Search, Information Retrieval, and Data Mining

By Evgeniy Gabrilovich, Ravi Kumar and Belle Tseng


Search technologies are an international team of experts in search, algorithms, data processing and data mining, information retrieval and natural language processing. Together, we build systems and algorithms to analyze user needs, then synthesize and deliver the right responses from data sources around the globe.

Challenges

Task Completion

How to understand and model user information needs such as long-running proclivities/preferences, longitudinal tasks, session-level models, etc? How can we learn what a user is actually searching for from the query and click logs? How do we learn components of a mixture of intents, having aggregated information about many users and their patterns of interactions with search results?

Metrics

How to gauge intent satisfaction and design a general framework for measuring relevance?
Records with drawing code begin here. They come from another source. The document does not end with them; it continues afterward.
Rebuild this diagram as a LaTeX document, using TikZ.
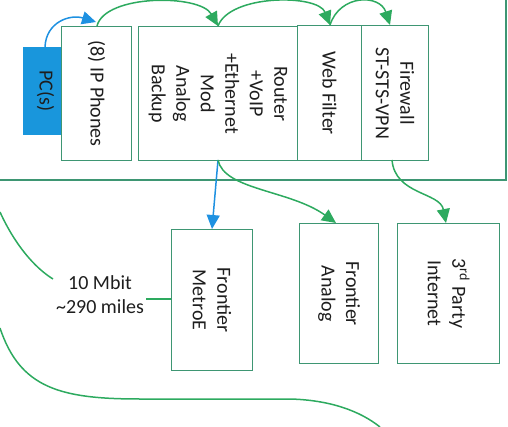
\documentclass[tikz,border=0pt]{standalone}
\usepackage{fontspec}
\setmainfont{Carlito}
\usetikzlibrary{arrows.meta}
\definecolor{boxgreen}{RGB}{62,150,115}
\definecolor{linegreen}{RGB}{45,170,95}
\definecolor{pcblue}{RGB}{25,150,220}
\definecolor{arrowblue}{RGB}{30,145,225}
\definecolor{txt}{RGB}{30,30,30}
\tikzset{
  devbox/.style={draw=boxgreen, line width=1.1pt, fill=white, inner sep=0pt},
  vtext/.style={rotate=-90, align=center, font=\fontsize{20}{24.5}\selectfont, text=txt},
  gconn/.style={draw=linegreen, line width=1.5pt},
  garrow/.style={gconn, -{Triangle[length=14pt,width=13pt]}},
  barrow/.style={draw=arrowblue, line width=1.5pt, -{Triangle[length=14pt,width=13pt]}},
}
\begin{document}
\begin{tikzpicture}[x=1pt,y=-1pt]
\useasboundingbox (0,0) rectangle (508,427);
% frame lines
\draw[draw=boxgreen, line width=1.1pt] (0,180) -- (506,180) -- (506,0);
% boxes
\node[devbox, fill=pcblue, draw=none, minimum width=45pt, minimum height=88pt] (pc) at (45.5,91) {};
\node[vtext] at (pc.center) {PC(s)};
\node[devbox, minimum width=70pt, minimum height=134pt, anchor=north west] (ip) at (61,26) {};
\node[vtext] at (ip.center) {(8) IP Phones};
\node[devbox, minimum width=159pt, minimum height=134pt, anchor=north west] (rt) at (138,26) {};
\node[vtext] at (rt.center) {Router\\+VoIP\\+Ethernet\\Mod\\Analog\\Backup};
\node[devbox, minimum width=64pt, minimum height=135pt, anchor=north west] (wf) at (297,25) {};
\node[vtext] at (wf.center) {Web Filter};
\node[devbox, minimum width=67pt, minimum height=135pt, anchor=north west] (fw) at (361,25) {};
\node[vtext] at (fw.center) {Firewall\\ST-STS-VPN};
\node[devbox, minimum width=81pt, minimum height=141pt, anchor=north west] (me) at (171,229) {};
\node[vtext] at (me.center) {Frontier\\MetroE};
\node[devbox, minimum width=79pt, minimum height=140pt, anchor=north west] (fa) at (299,223) {};
\node[vtext] at (fa.center) {Frontier\\Analog};
\node[devbox, minimum width=102pt, minimum height=140pt, anchor=north west] (tp) at (397,223) {};
\node[vtext] at (tp.center) {3\textsuperscript{rd} Party\\Internet};
% label
\node[align=center, font=\fontsize{20}{24}\selectfont, text=txt, inner sep=1pt] (lbl) at (100,295) {10 Mbit\\\textasciitilde290 miles};
% coordinates
\coordinate (ipT) at (97,26);
\coordinate (rtT) at (218,26);
\coordinate (wfT) at (330,25);
\coordinate (fwT) at (390,25);
\coordinate (rtB) at (218,160);
\coordinate (fwB) at (392,160);
\coordinate (meT) at (212,229);
\coordinate (faT) at (336,223);
\coordinate (tpT) at (446,223);
\coordinate (pcT) at (45,47);
\coordinate (ipTL) at (96,22);
\coordinate (lblNW) at (53,279);
\coordinate (leftA) at (0,212);
\coordinate (leftB) at (0,328);
\coordinate (botR) at (380,427);
% connectors
\draw[barrow] (pcT) .. controls (46,22) and (70,14) .. (ipTL);
\draw[garrow] (ipT) .. controls (105,-6) and (200,-6) .. (rtT);
\draw[garrow] (rtT) .. controls (230,-6) and (318,-6) .. (wfT);
\draw[garrow] (wfT) .. controls (340,-6) and (380,-6) .. (fwT);
\draw[barrow] (rtB) -- (meT);
\draw[garrow] (rtB) .. controls (224,190) and (290,190) .. (faT);
\draw[garrow] (fwB) .. controls (395,195) and (440,192) .. (tpT);
\draw[gconn] (146,299) -- (me.west |- 0,299);
\draw[gconn] (leftA) .. controls (15,245) and (35,268) .. (lblNW);
\draw[gconn] (leftB) .. controls (20,388) and (60,399) .. (140,399) -- (290,399) .. controls (330,400) and (360,411) .. (botR);
\end{tikzpicture}
\end{document}
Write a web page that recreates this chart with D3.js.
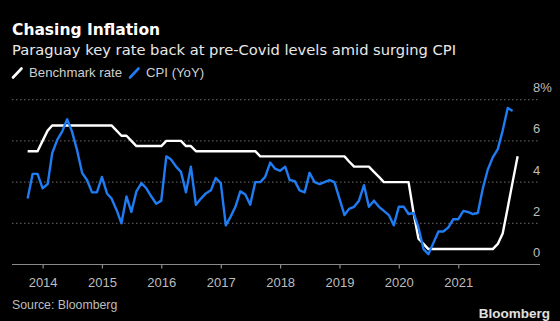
<!DOCTYPE html>
<html lang="en">
<head>
    <meta charset="utf-8">
    <title>Chasing Inflation</title>
    <script src="https://cdn.jsdelivr.net/npm/d3@7"></script>
    <style>
        html, body { margin: 0; padding: 0; background: #000; }
        svg { display: block; }
        text { font-family: "Liberation Sans", Arial, sans-serif; }
        .head { font-family: "DejaVu Sans", "Liberation Sans", sans-serif; }
    </style>
</head>
<body>
</body>
</html>
<script>
    // first month of both series (month-end readings)
    var startMonth = "2013-09";

    // Paraguay benchmark rate, monthly, Sep 2013 - Dec 2021
    var rateValues = [
        5.5, 5.5, 5.5, 6.0, 6.5, 6.75, 6.75, 6.75, 6.75, 6.75,
        6.75, 6.75, 6.75, 6.75, 6.75, 6.75, 6.75, 6.75, 6.5, 6.25,
        6.25, 6.0, 5.75, 5.75, 5.75, 5.75, 5.75, 5.75, 6.0, 6.0,
        6.0, 6.0, 5.75, 5.75, 5.5, 5.5, 5.5, 5.5, 5.5, 5.5,
        5.5, 5.5, 5.5, 5.5, 5.5, 5.5, 5.5, 5.25, 5.25, 5.25,
        5.25, 5.25, 5.25, 5.25, 5.25, 5.25, 5.25, 5.25, 5.25, 5.25,
        5.25, 5.25, 5.25, 5.25, 5.25, 5.0, 4.75, 4.75, 4.75, 4.75,
        4.5, 4.25, 4.0, 4.0, 4.0, 4.0, 4.0, 4.0, 2.5, 1.25,
        1.0, 0.75, 0.75, 0.75, 0.75, 0.75, 0.75, 0.75, 0.75, 0.75,
        0.75, 0.75, 0.75, 0.75, 0.75, 1.0, 1.5, 2.75, 4.0, 5.25
    ];

    // CPI YoY %, monthly, Sep 2013 - Nov 2021
    var cpiValues = [
        3.2, 4.4, 4.4, 3.7, 3.9, 5.4, 6.05, 6.45, 7.05, 6.45,
        5.55, 4.45, 4.1, 3.5, 3.5, 4.25, 3.45, 3.2, 2.65, 2.0,
        3.3, 2.55, 3.55, 3.95, 3.7, 3.3, 2.95, 3.1, 5.25, 5.1,
        4.75, 4.5, 3.5, 4.75, 2.9, 3.2, 3.45, 3.6, 4.2, 3.95,
        1.9, 2.3, 2.8, 3.55, 3.4, 2.9, 4.0, 4.0, 4.25, 4.95,
        4.65, 4.55, 4.75, 4.1, 4.05, 3.6, 3.5, 4.45, 4.0, 3.9,
        4.0, 4.1, 4.0, 3.2, 2.4, 2.7, 2.8, 3.1, 3.85, 2.8,
        3.1, 2.8, 2.6, 2.4, 1.9, 2.8, 2.8, 2.45, 2.5, 1.8,
        0.75, 0.5, 1.05, 1.6, 1.6, 1.8, 2.2, 2.2, 2.6, 2.55,
        2.45, 2.5, 3.7, 4.6, 5.2, 5.6, 6.5, 7.6, 7.45
    ];

    var yearTicks = [2014, 2015, 2016, 2017, 2018, 2019, 2020, 2021];
    var yTicks = [0, 2, 4, 6, 8];
    var seriesNames = ["Benchmark rate", "CPI (YoY)"];
    var seriesColors = ["#ffffff", "#1f7cf2"];

    var width = 560;
    var height = 321;

    var svg = d3.select("body")
            .append("svg")
            .attr("width", width)
            .attr("height", height);

    svg.append("rect")
            .attr("width", width)
            .attr("height", height)
            .attr("fill", "#000");

    // month-end dates, drawn at the start of the following month
    var parseMonth = d3.timeParse("%Y-%m");
    var first = parseMonth(startMonth);
    function monthDate(i) {
        return d3.timeMonth.offset(first, i + 1);
    }

    var x = d3.scaleTime()
            .domain([new Date(2014, 0, 1), new Date(2021, 0, 1)])
            .range([42.6, 458.3]);
    var y = d3.scaleLinear()
            .domain([0, 8])
            .range([264.5, 99.7]);

    // titles
    svg.append("text")
            .attr("class", "head")
            .attr("x", 12)
            .attr("y", 34.5)
            .attr("fill", "#fff")
            .attr("font-size", 15.5)
            .attr("font-weight", "bold")
            .text("Chasing Inflation");
    svg.append("text")
            .attr("class", "head")
            .attr("x", 12)
            .attr("y", 54.5)
            .attr("fill", "#e8e8e8")
            .attr("font-size", 14.7)
            .text("Paraguay key rate back at pre-Covid levels amid surging CPI");

    // legend
    var legend = svg.append("g").attr("class", "legend");
    var legendX = [13, 130];
    seriesNames.forEach(function (name, i) {
        legend.append("line")
                .attr("x1", legendX[i])
                .attr("y1", 77.5)
                .attr("x2", legendX[i] + 8.5)
                .attr("y2", 68.5)
                .attr("stroke", seriesColors[i])
                .attr("stroke-width", 2.6)
                .attr("stroke-linecap", "round");
        legend.append("text")
                .attr("x", legendX[i] + 16)
                .attr("y", 77.3)
                .attr("fill", "#cfcfcf")
                .attr("font-size", 13.2)
                .text(name);
    });

    // gridlines
    svg.append("g")
            .attr("class", "grid")
            .selectAll("line")
            .data(yTicks.filter(function (d) { return d > 0; }))
            .enter()
            .append("line")
            .attr("x1", 12)
            .attr("x2", 540)
            .attr("y1", function (d) { return y(d); })
            .attr("y2", function (d) { return y(d); })
            .attr("stroke", "#6a6a6a")
            .attr("stroke-width", 1)
            .attr("stroke-dasharray", "1.5,2.5");

    // y labels (right side, above the lines)
    svg.append("g")
            .selectAll("text")
            .data(yTicks)
            .enter()
            .append("text")
            .attr("x", 533)
            .attr("y", function (d) { return y(d) - 7.5; })
            .attr("fill", "#bdbdbd")
            .attr("font-size", 13)
            .text(function (d) { return d === 8 ? d + "%" : d; });

    // x axis
    var xAxis = d3.axisBottom(x)
            .tickValues(yearTicks.map(function (yr) { return new Date(yr, 0, 1); }))
            .tickSize(4)
            .tickFormat(d3.timeFormat("%Y"));
    var gx = svg.append("g")
            .attr("transform", "translate(0,264.5)")
            .call(xAxis);
    gx.select(".domain").remove();
    gx.insert("line", ":first-child")
            .attr("x1", 12)
            .attr("x2", 540)
            .attr("stroke", "#8a8a8a")
            .attr("stroke-width", 1.2);
    gx.selectAll(".tick line").attr("stroke", "#8a8a8a").attr("stroke-width", 1.2);
    gx.selectAll(".tick text")
            .attr("fill", "#bdbdbd")
            .attr("font-size", 13)
            .attr("font-family", "Liberation Sans, Arial, sans-serif")
            .attr("dy", null)
            .attr("y", 22.5);

    // series lines
    var line = d3.line()
            .x(function (d, i) { return x(monthDate(i)); })
            .y(function (d) { return y(d); });

    svg.append("path")
            .datum(rateValues)
            .attr("fill", "none")
            .attr("stroke", seriesColors[0])
            .attr("stroke-width", 2.4)
            .attr("stroke-linejoin", "round")
            .attr("d", line);

    svg.append("path")
            .datum(cpiValues)
            .attr("fill", "none")
            .attr("stroke", seriesColors[1])
            .attr("stroke-width", 2.4)
            .attr("stroke-linejoin", "round")
            .attr("d", line);

    // footer
    svg.append("text")
            .attr("x", 12)
            .attr("y", 309.3)
            .attr("fill", "#bdbdbd")
            .attr("font-size", 12.3)
            .text("Source: Bloomberg");
    svg.append("text")
            .attr("x", 550)
            .attr("y", 318)
            .attr("text-anchor", "end")
            .attr("fill", "#e0e0e0")
            .attr("font-size", 13.5)
            .attr("font-weight", "bold")
            .text("Bloomberg");
</script>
With the presentation aspects of search getting more intricate, how do we treat the search results presentation as a global optimization problem? How does diversity play a role? And what types of result set re-ranking can be beneficial? For these questions, it becomes important to develop a more holistic notion of user satisfaction. How does diversity play a role? And what types of result set re-ranking can be beneficial?

Web Mining

The focus is Web information mining, including analysis of click and query logs for tasks, such as classification and translation. Large-scale distributed computing infrastructure has helped us analyze data of magnitude unimaginable a few years ago. Mining this vast amount of data is important to identify latent patterns, track trend changes, and analyze data at various scales seamlessly. How to do this efficiently?

Multilingual IR

With an increasing number of non-English web users, information retrieval in languages other than English becomes important in the near future. This involves an effective and efficient adaptation of existing techniques, such as statistical machine translation, developed for English to other languages. How to do this adaptation? Can we use common-sense and background knowledge across the world to go beyond information retrieval at the level of mere words?

Nextgen Search

Can we define the IR outcome from providing a list of links to potentially relevant documents to synthesizing pages that comprehensively answer the user's information need? How can we provide a personalized search experience by leveraging each individual's search history, while taking advantage of many users' past patterns of interactions? What kinds of personal information can be stored and aggregated without violating user privacy?

World Knowledge

Can we use common-sense and background knowledge to go beyond information retrieval at the level of mere words? Imagine using all of the knowledge available in Freebase to sift through information more effectively.